The New Arithmetic of Partnership: Deloitte UK’s Deliberate Slowdown
In the rarefied world of professional services, the tempo of growth often signals more than just financial health—it reveals a firm’s confidence in its own future. Deloitte UK’s latest fiscal year, closing with a modest 2.4% revenue uptick, stands in stark contrast to the double-digit surge of the prior year. This deceleration, while not catastrophic, is a clarion call for recalibration, echoing across the Big Four and reverberating through the corridors of consulting power.
The firm’s decision to admit 60 new partners—a 26% year-on-year drop—while simultaneously converting 77 salaried partners to equity status, is more than a numbers game. It’s a nuanced bet on high-potential practices and a subtle pivot toward capital efficiency. By tightening bonus pools to 80% of targets and trimming profit expectations, Deloitte signals a willingness to trade short-term exuberance for long-term resilience. This is not retrenchment, but rather a strategic pause, a moment to reassess the allocation of capital, talent, and intellectual property in a market where certainty is a luxury.

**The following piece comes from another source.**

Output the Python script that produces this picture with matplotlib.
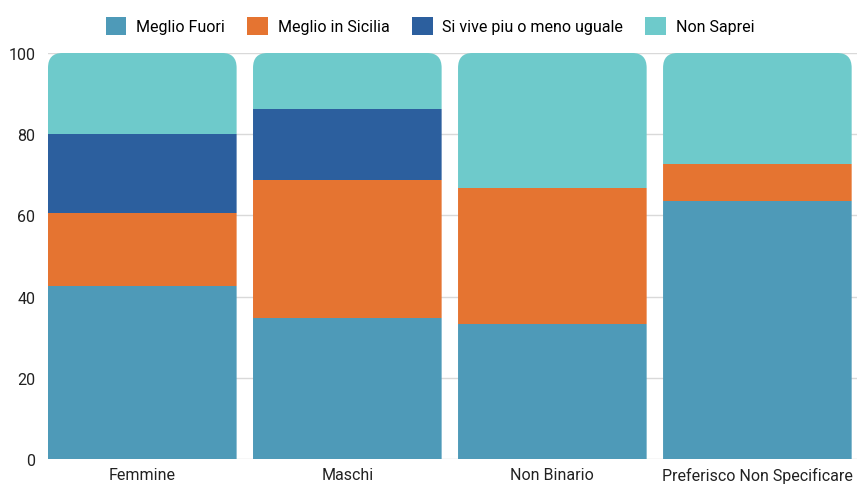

Consulting’s Two-Speed Economy: Navigating Demand and Discipline
The macroeconomic backdrop is hardly forgiving. UK clients, squeezed by tepid GDP growth, persistent wage inflation, and high borrowing costs, are stalling discretionary projects and turning a sharper eye toward cost control. The consulting marketplace has bifurcated: while demand for restructuring, tax, and regulatory services remains robust, the once-lucrative digital transformation mandates are slowing. This two-speed dynamic is reshaping the very structure of advisory firms.
Key trends emerging from Deloitte’s recalibration include:
- Capital over Headcount: The conversion of salaried partners to equity is less about cost-cutting and more about injecting capital and aligning incentives. This approach preserves margin without inflating fixed payroll, offering a buffer against elongated sales cycles and delayed client payments.
- Portfolio Re-weighting: Automation, managed services, and analytics are proving more resilient than people-intensive advisory work. Promotion patterns reveal a deliberate resource shift toward AI, cyber, and cloud specialisms—areas where differentiation is both possible and profitable.
- Diversity as Strategic Lever: Incremental gains in female and ethnic-minority partner representation are not mere optics. They open doors to public-sector and regulated-industry clients who increasingly embed diversity metrics into procurement, turning DEI into a form of market arbitrage.
Technology’s Double-Edged Sword: AI Hype vs. Revenue Reality
If the boardroom buzz is to be believed, generative AI is the next great consulting gold rush. Yet, for all the excitement, production-grade deployments remain nascent, and revenue recognition lags the hype. This “generative AI paradox” is compounded by the rise of hyperscaler professional services units—think AWS, Microsoft, and Google Cloud—which are increasingly bypassing traditional consultancies to offer direct-to-client solutions. The result: margin compression and a forced rethink of Deloitte’s high-touch, high-margin advisory model.
In response, the firm is shifting investment from sheer headcount to IP-led, repeatable platform solutions. This is not just a defensive maneuver; it is a recognition that the future lies in scalable, subscription-based offerings that decouple revenue from the tyranny of billable hours. The conversion of more partners to equity is, in part, a move to seed these internally developed platforms and preserve the firm’s relevance in an era of platformization.
Competitive Realignment and the Talent Equation
Deloitte’s measured approach mirrors moves across PwC, KPMG, and EY, all of whom are tightening partner ranks and moderating pay. Meanwhile, boutique insurgents in AI and cyber are cherry-picking high-margin segments, eroding Big Four pricing power. Accenture, by contrast, is doubling down on generative AI hiring, signaling divergent strategies in the face of the same macro headwinds.
Internally, the recalibration of the “up-or-out” model—fewer promotions, but faster equity tracks for top performers—aims to balance morale with margin. Deferred compensation and longer-vesting profit units are emerging as tools to retain scarce AI and data-science talent, aligning incentives with long-term value creation while managing immediate cash outflows.
For corporate clients, this environment presents a rare negotiating window: fee pressure and utilization gaps have created a buyer’s market for advisory services. For technology vendors, the Big Four’s retrenchment opens new avenues for alliance-based co-delivery and joint IP development.
The muted growth of Deloitte UK is not a portent of decline, but rather a calculated repositioning for an AI-centric future. The challenge now is to ensure that today’s austerity does not blunt the edge needed to seize the next technology-driven upcycle—a delicate balance that will define the next chapter for the consulting sector.